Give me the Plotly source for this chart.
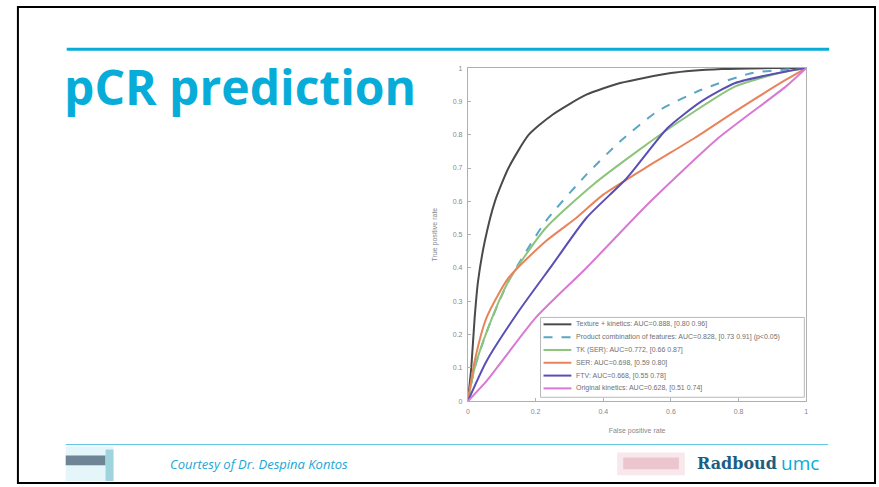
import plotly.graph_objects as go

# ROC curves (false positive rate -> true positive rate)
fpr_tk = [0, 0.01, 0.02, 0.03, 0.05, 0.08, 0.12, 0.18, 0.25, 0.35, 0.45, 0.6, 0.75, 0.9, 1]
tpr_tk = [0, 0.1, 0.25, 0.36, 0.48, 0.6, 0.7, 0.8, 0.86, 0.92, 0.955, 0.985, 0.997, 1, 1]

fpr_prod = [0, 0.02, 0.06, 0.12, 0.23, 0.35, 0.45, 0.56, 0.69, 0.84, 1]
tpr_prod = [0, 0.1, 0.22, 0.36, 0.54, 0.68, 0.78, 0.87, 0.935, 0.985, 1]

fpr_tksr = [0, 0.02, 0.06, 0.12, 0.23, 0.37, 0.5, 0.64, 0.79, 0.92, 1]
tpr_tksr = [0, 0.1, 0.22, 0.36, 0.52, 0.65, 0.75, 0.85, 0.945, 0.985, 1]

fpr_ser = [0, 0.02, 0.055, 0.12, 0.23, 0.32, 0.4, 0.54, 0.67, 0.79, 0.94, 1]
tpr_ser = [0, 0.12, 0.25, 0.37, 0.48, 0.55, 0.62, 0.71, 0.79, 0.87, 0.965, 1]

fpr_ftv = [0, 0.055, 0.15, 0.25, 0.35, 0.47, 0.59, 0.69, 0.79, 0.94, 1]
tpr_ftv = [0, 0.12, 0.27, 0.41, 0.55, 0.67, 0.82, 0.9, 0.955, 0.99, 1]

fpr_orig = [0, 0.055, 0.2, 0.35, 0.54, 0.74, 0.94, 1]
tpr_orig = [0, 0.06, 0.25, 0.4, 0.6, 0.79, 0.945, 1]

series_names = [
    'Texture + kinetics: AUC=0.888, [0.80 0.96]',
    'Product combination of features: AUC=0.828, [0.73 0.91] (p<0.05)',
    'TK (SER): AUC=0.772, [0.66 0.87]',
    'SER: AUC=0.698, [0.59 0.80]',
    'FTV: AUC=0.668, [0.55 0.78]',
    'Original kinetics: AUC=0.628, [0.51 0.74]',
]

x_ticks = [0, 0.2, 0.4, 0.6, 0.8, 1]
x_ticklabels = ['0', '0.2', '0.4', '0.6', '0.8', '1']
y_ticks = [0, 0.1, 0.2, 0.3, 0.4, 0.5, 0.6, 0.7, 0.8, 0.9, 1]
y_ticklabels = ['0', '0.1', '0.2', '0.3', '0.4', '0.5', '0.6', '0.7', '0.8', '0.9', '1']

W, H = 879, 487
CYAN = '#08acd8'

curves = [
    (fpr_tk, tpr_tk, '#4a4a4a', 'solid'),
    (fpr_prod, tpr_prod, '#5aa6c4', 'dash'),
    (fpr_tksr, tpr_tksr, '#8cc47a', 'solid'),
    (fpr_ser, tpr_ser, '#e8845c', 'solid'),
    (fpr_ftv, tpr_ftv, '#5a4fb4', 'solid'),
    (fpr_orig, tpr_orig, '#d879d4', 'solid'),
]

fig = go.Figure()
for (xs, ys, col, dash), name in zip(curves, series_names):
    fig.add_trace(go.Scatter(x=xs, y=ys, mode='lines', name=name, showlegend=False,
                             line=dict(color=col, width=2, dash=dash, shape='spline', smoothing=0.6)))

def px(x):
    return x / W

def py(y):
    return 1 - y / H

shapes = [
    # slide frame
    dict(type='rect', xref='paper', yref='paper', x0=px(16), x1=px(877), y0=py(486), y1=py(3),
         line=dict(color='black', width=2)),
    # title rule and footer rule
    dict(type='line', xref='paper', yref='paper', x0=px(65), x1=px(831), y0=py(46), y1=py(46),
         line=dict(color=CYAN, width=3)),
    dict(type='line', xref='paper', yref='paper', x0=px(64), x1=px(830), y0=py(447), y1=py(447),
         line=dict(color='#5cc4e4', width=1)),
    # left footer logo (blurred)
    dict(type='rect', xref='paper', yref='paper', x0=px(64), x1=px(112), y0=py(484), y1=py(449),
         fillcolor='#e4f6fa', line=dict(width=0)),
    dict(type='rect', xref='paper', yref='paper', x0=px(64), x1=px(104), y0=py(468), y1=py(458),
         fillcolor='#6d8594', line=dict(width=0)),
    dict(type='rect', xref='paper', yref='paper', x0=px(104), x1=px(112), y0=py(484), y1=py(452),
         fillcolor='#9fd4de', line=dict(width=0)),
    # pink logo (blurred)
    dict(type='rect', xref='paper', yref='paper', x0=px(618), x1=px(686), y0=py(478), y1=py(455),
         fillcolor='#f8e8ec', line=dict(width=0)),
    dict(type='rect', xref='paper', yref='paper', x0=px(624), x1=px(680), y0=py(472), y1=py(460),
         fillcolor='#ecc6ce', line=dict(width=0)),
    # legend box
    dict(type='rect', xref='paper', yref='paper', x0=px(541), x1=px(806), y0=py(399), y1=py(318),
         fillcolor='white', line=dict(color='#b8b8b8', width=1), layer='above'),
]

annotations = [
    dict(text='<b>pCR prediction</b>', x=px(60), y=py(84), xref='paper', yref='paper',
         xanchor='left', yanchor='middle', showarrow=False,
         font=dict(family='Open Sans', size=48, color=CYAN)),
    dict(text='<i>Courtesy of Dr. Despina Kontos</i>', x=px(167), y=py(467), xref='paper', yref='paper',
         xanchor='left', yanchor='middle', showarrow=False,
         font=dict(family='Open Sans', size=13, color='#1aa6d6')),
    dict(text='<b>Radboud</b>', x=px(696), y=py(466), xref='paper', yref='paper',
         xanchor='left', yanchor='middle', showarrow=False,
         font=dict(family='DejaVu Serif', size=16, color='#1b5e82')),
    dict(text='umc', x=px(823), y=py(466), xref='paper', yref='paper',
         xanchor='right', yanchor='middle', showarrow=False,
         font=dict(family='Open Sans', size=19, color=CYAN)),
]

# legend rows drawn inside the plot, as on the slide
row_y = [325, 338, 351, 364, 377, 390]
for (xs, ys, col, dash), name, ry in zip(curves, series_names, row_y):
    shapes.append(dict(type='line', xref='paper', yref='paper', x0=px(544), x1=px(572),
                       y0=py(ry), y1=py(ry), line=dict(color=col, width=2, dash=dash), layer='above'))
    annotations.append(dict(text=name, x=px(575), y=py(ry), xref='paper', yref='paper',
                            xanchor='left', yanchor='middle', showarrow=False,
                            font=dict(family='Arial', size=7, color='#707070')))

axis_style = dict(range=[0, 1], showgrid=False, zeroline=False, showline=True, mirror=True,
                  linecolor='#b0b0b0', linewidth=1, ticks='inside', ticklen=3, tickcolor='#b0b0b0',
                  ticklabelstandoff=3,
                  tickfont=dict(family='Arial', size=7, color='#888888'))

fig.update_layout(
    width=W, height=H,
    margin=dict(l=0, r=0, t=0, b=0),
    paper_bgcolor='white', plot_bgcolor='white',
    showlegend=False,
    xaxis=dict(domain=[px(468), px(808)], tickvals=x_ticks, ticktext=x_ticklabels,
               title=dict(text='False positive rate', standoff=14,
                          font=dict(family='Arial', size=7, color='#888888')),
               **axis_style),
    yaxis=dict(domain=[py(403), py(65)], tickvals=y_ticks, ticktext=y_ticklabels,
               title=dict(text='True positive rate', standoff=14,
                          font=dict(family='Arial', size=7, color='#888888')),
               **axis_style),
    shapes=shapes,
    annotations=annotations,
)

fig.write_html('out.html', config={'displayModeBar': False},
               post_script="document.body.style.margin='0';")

_ _ _ _

> [EXERCISE DIRECTIONS] Return all of the data exactly as written, and drop the pictures.

> [CORRECT ANSWER]
Give me the Plotly source for this chart.
import plotly.graph_objects as go

# ROC curves (false positive rate -> true positive rate)
fpr_tk = [0, 0.01, 0.02, 0.03, 0.05, 0.08, 0.12, 0.18, 0.25, 0.35, 0.45, 0.6, 0.75, 0.9, 1]
tpr_tk = [0, 0.1, 0.25, 0.36, 0.48, 0.6, 0.7, 0.8, 0.86, 0.92, 0.955, 0.985, 0.997, 1, 1]

fpr_prod = [0, 0.02, 0.06, 0.12, 0.23, 0.35, 0.45, 0.56, 0.69, 0.84, 1]
tpr_prod = [0, 0.1, 0.22, 0.36, 0.54, 0.68, 0.78, 0.87, 0.935, 0.985, 1]

fpr_tksr = [0, 0.02, 0.06, 0.12, 0.23, 0.37, 0.5, 0.64, 0.79, 0.92, 1]
tpr_tksr = [0, 0.1, 0.22, 0.36, 0.52, 0.65, 0.75, 0.85, 0.945, 0.985, 1]

fpr_ser = [0, 0.02, 0.055, 0.12, 0.23, 0.32, 0.4, 0.54, 0.67, 0.79, 0.94, 1]
tpr_ser = [0, 0.12, 0.25, 0.37, 0.48, 0.55, 0.62, 0.71, 0.79, 0.87, 0.965, 1]

fpr_ftv = [0, 0.055, 0.15, 0.25, 0.35, 0.47, 0.59, 0.69, 0.79, 0.94, 1]
tpr_ftv = [0, 0.12, 0.27, 0.41, 0.55, 0.67, 0.82, 0.9, 0.955, 0.99, 1]

fpr_orig = [0, 0.055, 0.2, 0.35, 0.54, 0.74, 0.94, 1]
tpr_orig = [0, 0.06, 0.25, 0.4, 0.6, 0.79, 0.945, 1]

series_names = [
    'Texture + kinetics: AUC=0.888, [0.80 0.96]',
    'Product combination of features: AUC=0.828, [0.73 0.91] (p<0.05)',
    'TK (SER): AUC=0.772, [0.66 0.87]',
    'SER: AUC=0.698, [0.59 0.80]',
    'FTV: AUC=0.668, [0.55 0.78]',
    'Original kinetics: AUC=0.628, [0.51 0.74]',
]

x_ticks = [0, 0.2, 0.4, 0.6, 0.8, 1]
x_ticklabels = ['0', '0.2', '0.4', '0.6', '0.8', '1']
y_ticks = [0, 0.1, 0.2, 0.3, 0.4, 0.5, 0.6, 0.7, 0.8, 0.9, 1]
y_ticklabels = ['0', '0.1', '0.2', '0.3', '0.4', '0.5', '0.6', '0.7', '0.8', '0.9', '1']

W, H = 879, 487
CYAN = '#08acd8'

curves = [
    (fpr_tk, tpr_tk, '#4a4a4a', 'solid'),
    (fpr_prod, tpr_prod, '#5aa6c4', 'dash'),
    (fpr_tksr, tpr_tksr, '#8cc47a', 'solid'),
    (fpr_ser, tpr_ser, '#e8845c', 'solid'),
    (fpr_ftv, tpr_ftv, '#5a4fb4', 'solid'),
    (fpr_orig, tpr_orig, '#d879d4', 'solid'),
]

fig = go.Figure()
for (xs, ys, col, dash), name in zip(curves, series_names):
    fig.add_trace(go.Scatter(x=xs, y=ys, mode='lines', name=name, showlegend=False,
                             line=dict(color=col, width=2, dash=dash, shape='spline', smoothing=0.6)))

def px(x):
    return x / W

def py(y):
    return 1 - y / H

shapes = [
    # slide frame
    dict(type='rect', xref='paper', yref='paper', x0=px(16), x1=px(877), y0=py(486), y1=py(3),
         line=dict(color='black', width=2)),
    # title rule and footer rule
    dict(type='line', xref='paper', yref='paper', x0=px(65), x1=px(831), y0=py(46), y1=py(46),
         line=dict(color=CYAN, width=3)),
    dict(type='line', xref='paper', yref='paper', x0=px(64), x1=px(830), y0=py(447), y1=py(447),
         line=dict(color='#5cc4e4', width=1)),
    # left footer logo (blurred)
    dict(type='rect', xref='paper', yref='paper', x0=px(64), x1=px(112), y0=py(484), y1=py(449),
         fillcolor='#e4f6fa', line=dict(width=0)),
    dict(type='rect', xref='paper', yref='paper', x0=px(64), x1=px(104), y0=py(468), y1=py(458),
         fillcolor='#6d8594', line=dict(width=0)),
    dict(type='rect', xref='paper', yref='paper', x0=px(104), x1=px(112), y0=py(484), y1=py(452),
         fillcolor='#9fd4de', line=dict(width=0)),
    # pink logo (blurred)
    dict(type='rect', xref='paper', yref='paper', x0=px(618), x1=px(686), y0=py(478), y1=py(455),
         fillcolor='#f8e8ec', line=dict(width=0)),
    dict(type='rect', xref='paper', yref='paper', x0=px(624), x1=px(680), y0=py(472), y1=py(460),
         fillcolor='#ecc6ce', line=dict(width=0)),
    # legend box
    dict(type='rect', xref='paper', yref='paper', x0=px(541), x1=px(806), y0=py(399), y1=py(318),
         fillcolor='white', line=dict(color='#b8b8b8', width=1), layer='above'),
]

annotations = [
    dict(text='<b>pCR prediction</b>', x=px(60), y=py(84), xref='paper', yref='paper',
         xanchor='left', yanchor='middle', showarrow=False,
         font=dict(family='Open Sans', size=48, color=CYAN)),
    dict(text='<i>Courtesy of Dr. Despina Kontos</i>', x=px(167), y=py(467), xref='paper', yref='paper',
         xanchor='left', yanchor='middle', showarrow=False,
         font=dict(family='Open Sans', size=13, color='#1aa6d6')),
    dict(text='<b>Radboud</b>', x=px(696), y=py(466), xref='paper', yref='paper',
         xanchor='left', yanchor='middle', showarrow=False,
         font=dict(family='DejaVu Serif', size=16, color='#1b5e82')),
    dict(text='umc', x=px(823), y=py(466), xref='paper', yref='paper',
         xanchor='right', yanchor='middle', showarrow=False,
         font=dict(family='Open Sans', size=19, color=CYAN)),
]

# legend rows drawn inside the plot, as on the slide
row_y = [325, 338, 351, 364, 377, 390]
for (xs, ys, col, dash), name, ry in zip(curves, series_names, row_y):
    shapes.append(dict(type='line', xref='paper', yref='paper', x0=px(544), x1=px(572),
                       y0=py(ry), y1=py(ry), line=dict(color=col, width=2, dash=dash), layer='above'))
    annotations.append(dict(text=name, x=px(575), y=py(ry), xref='paper', yref='paper',
                            xanchor='left', yanchor='middle', showarrow=False,
                            font=dict(family='Arial', size=7, color='#707070')))

axis_style = dict(range=[0, 1], showgrid=False, zeroline=False, showline=True, mirror=True,
                  linecolor='#b0b0b0', linewidth=1, ticks='inside', ticklen=3, tickcolor='#b0b0b0',
                  ticklabelstandoff=3,
                  tickfont=dict(family='Arial', size=7, color='#888888'))

fig.update_layout(
    width=W, height=H,
    margin=dict(l=0, r=0, t=0, b=0),
    paper_bgcolor='white', plot_bgcolor='white',
    showlegend=False,
    xaxis=dict(domain=[px(468), px(808)], tickvals=x_ticks, ticktext=x_ticklabels,
               title=dict(text='False positive rate', standoff=14,
                          font=dict(family='Arial', size=7, color='#888888')),
               **axis_style),
    yaxis=dict(domain=[py(403), py(65)], tickvals=y_ticks, ticktext=y_ticklabels,
               title=dict(text='True positive rate', standoff=14,
                          font=dict(family='Arial', size=7, color='#888888')),
               **axis_style),
    shapes=shapes,
    annotations=annotations,
)

fig.write_html('out.html', config={'displayModeBar': False},
               post_script="document.body.style.margin='0';")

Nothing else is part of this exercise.